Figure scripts
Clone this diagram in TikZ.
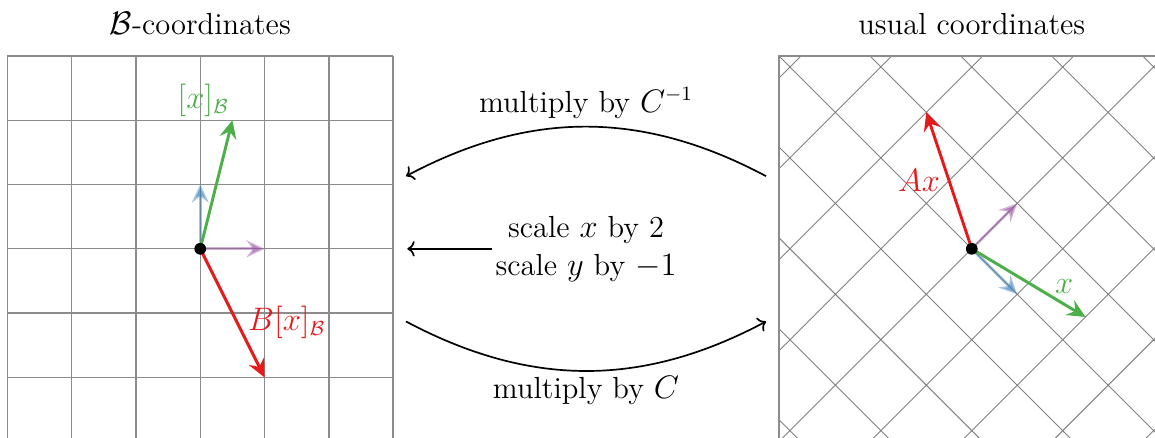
\documentclass[tikz,border=0pt]{standalone}
\usetikzlibrary{arrows.meta}
\definecolor{vecred}{RGB}{228,26,28}
\definecolor{vecgreen}{RGB}{77,175,74}
\definecolor{vecblue}{RGB}{55,126,184}
\definecolor{vecpurple}{RGB}{152,78,163}
\begin{document}
\begin{tikzpicture}[
    font=\fontsize{13.5}{17}\selectfont,
    vec/.style={line width=1.3pt, -{Stealth[length=8pt,width=7.5pt,inset=2.8pt]}},
    basisvec/.style={vec, opacity=.45},
    maparrow/.style={line width=.75pt, ->},
    gridline/.style={black!45, line width=.6pt},
  ]
    \useasboundingbox (-3.115,-2.94) rectangle (14.85,3.87);
    % left panel: B-coordinates
    \coordinate (O1) at (0,0);
    \coordinate (e1) at (1,0);
    \coordinate (e2) at (0,1);
    \coordinate (xB) at (0.5,2);
    \coordinate (BxB) at (1,-2);
    \draw[gridline] (-3,-3) grid (3,3);
    \node (titleB) at (0,3.5) {$\mathcal{B}$-coordinates};
    \draw[basisvec, vecblue] (O1) -- (e2);
    \draw[basisvec, vecpurple] (O1) -- (e1);
    \draw[vec, vecgreen] (O1) -- (xB) node[anchor=south east, inner sep=1pt] (xBlabel) {$[x]_{\mathcal{B}}$};
    \draw[vec, vecred] (O1) -- (BxB) node[pos=0.57, right=1pt] (BxBlabel) {$B[x]_{\mathcal{B}}$};
    \fill (O1) circle (2.6pt);
    % right panel: usual coordinates
    \coordinate (O2) at (12,0);
    \begin{scope}[shift={(12,0)}, rotate=45]
      \coordinate (v1) at (1,0);
      \coordinate (v2) at (0,-1);
      \coordinate (xU) at (0.5,-2);
      \coordinate (AxU) at (1,2);
    \end{scope}
    \begin{scope}
      \clip (9,-3) rectangle (15,3);
      \draw[black!50, line width=.4pt, shift={(12,0)}, rotate=45] (-6,-6) grid (6,6);
    \end{scope}
    \draw[gridline] (9,-3) rectangle (15,3);
    \node (titleU) at (12,3.5) {usual coordinates};
    \draw[basisvec, vecpurple] (O2) -- (v1);
    \draw[basisvec, vecblue] (O2) -- (v2);
    \draw[vec, vecgreen] (O2) -- (xU) node[pos=0.68, anchor=south west, inner sep=0pt, xshift=2pt] (xUlabel) {$x$};
    \draw[vec, vecred] (O2) -- (AxU) node[pos=0.5, left=0pt] (AxUlabel) {$Ax$};
    \fill (O2) circle (2.6pt);
    % maps between the two
    \coordinate (topR) at (8.8,1.13);
    \coordinate (topL) at (3.2,1.13);
    \coordinate (botL) at (3.2,-1.13);
    \coordinate (botR) at (8.8,-1.13);
    \coordinate (midL) at (3.22,0);
    \draw[maparrow] (topR) to[bend right=28] (topL);
    \node (invlabel) at (6,2.27) {multiply by $C^{-1}$};
    \node[align=center, inner sep=1.5pt] (scalelabel) at (6,0) {scale $x$ by 2\\scale $y$ by $-1$};
    \draw[maparrow] (scalelabel) -- (midL);
    \draw[maparrow] (botL) to[bend right=28] (botR);
    \node (fwdlabel) at (6,-2.2) {multiply by $C$};
\end{tikzpicture}
\end{document}
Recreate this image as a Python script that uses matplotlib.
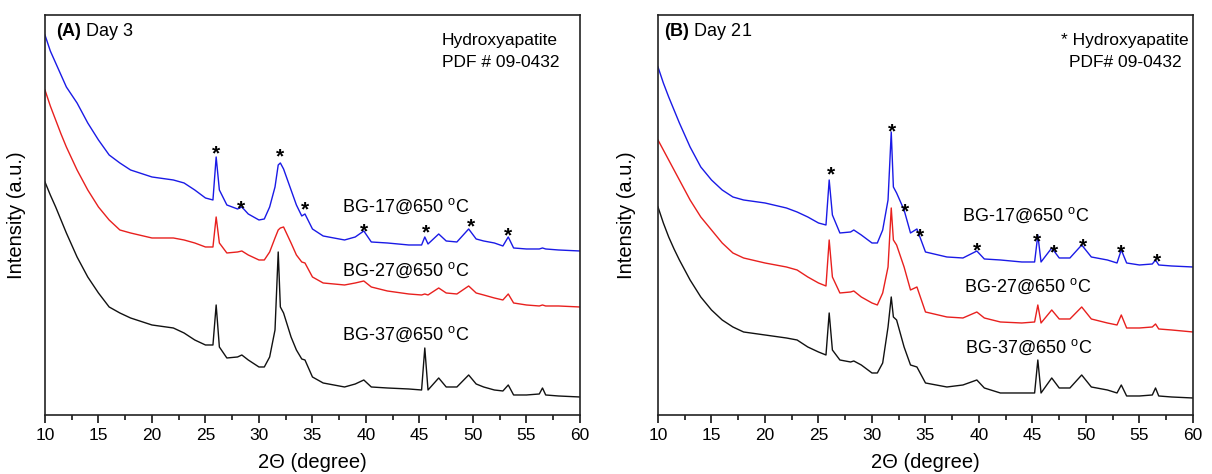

EXERCISE GOAL: Retype all the records shown above, character for character. Omit every picture.

TASK OUTPUT:
Clone this diagram in TikZ.
\documentclass[tikz,border=0pt]{standalone}
\usetikzlibrary{arrows.meta}
\definecolor{vecred}{RGB}{228,26,28}
\definecolor{vecgreen}{RGB}{77,175,74}
\definecolor{vecblue}{RGB}{55,126,184}
\definecolor{vecpurple}{RGB}{152,78,163}
\begin{document}
\begin{tikzpicture}[
    font=\fontsize{13.5}{17}\selectfont,
    vec/.style={line width=1.3pt, -{Stealth[length=8pt,width=7.5pt,inset=2.8pt]}},
    basisvec/.style={vec, opacity=.45},
    maparrow/.style={line width=.75pt, ->},
    gridline/.style={black!45, line width=.6pt},
  ]
    \useasboundingbox (-3.115,-2.94) rectangle (14.85,3.87);
    % left panel: B-coordinates
    \coordinate (O1) at (0,0);
    \coordinate (e1) at (1,0);
    \coordinate (e2) at (0,1);
    \coordinate (xB) at (0.5,2);
    \coordinate (BxB) at (1,-2);
    \draw[gridline] (-3,-3) grid (3,3);
    \node (titleB) at (0,3.5) {$\mathcal{B}$-coordinates};
    \draw[basisvec, vecblue] (O1) -- (e2);
    \draw[basisvec, vecpurple] (O1) -- (e1);
    \draw[vec, vecgreen] (O1) -- (xB) node[anchor=south east, inner sep=1pt] (xBlabel) {$[x]_{\mathcal{B}}$};
    \draw[vec, vecred] (O1) -- (BxB) node[pos=0.57, right=1pt] (BxBlabel) {$B[x]_{\mathcal{B}}$};
    \fill (O1) circle (2.6pt);
    % right panel: usual coordinates
    \coordinate (O2) at (12,0);
    \begin{scope}[shift={(12,0)}, rotate=45]
      \coordinate (v1) at (1,0);
      \coordinate (v2) at (0,-1);
      \coordinate (xU) at (0.5,-2);
      \coordinate (AxU) at (1,2);
    \end{scope}
    \begin{scope}
      \clip (9,-3) rectangle (15,3);
      \draw[black!50, line width=.4pt, shift={(12,0)}, rotate=45] (-6,-6) grid (6,6);
    \end{scope}
    \draw[gridline] (9,-3) rectangle (15,3);
    \node (titleU) at (12,3.5) {usual coordinates};
    \draw[basisvec, vecpurple] (O2) -- (v1);
    \draw[basisvec, vecblue] (O2) -- (v2);
    \draw[vec, vecgreen] (O2) -- (xU) node[pos=0.68, anchor=south west, inner sep=0pt, xshift=2pt] (xUlabel) {$x$};
    \draw[vec, vecred] (O2) -- (AxU) node[pos=0.5, left=0pt] (AxUlabel) {$Ax$};
    \fill (O2) circle (2.6pt);
    % maps between the two
    \coordinate (topR) at (8.8,1.13);
    \coordinate (topL) at (3.2,1.13);
    \coordinate (botL) at (3.2,-1.13);
    \coordinate (botR) at (8.8,-1.13);
    \coordinate (midL) at (3.22,0);
    \draw[maparrow] (topR) to[bend right=28] (topL);
    \node (invlabel) at (6,2.27) {multiply by $C^{-1}$};
    \node[align=center, inner sep=1.5pt] (scalelabel) at (6,0) {scale $x$ by 2\\scale $y$ by $-1$};
    \draw[maparrow] (scalelabel) -- (midL);
    \draw[maparrow] (botL) to[bend right=28] (botR);
    \node (fwdlabel) at (6,-2.2) {multiply by $C$};
\end{tikzpicture}
\end{document}
Recreate this image as a Python script that uses matplotlib.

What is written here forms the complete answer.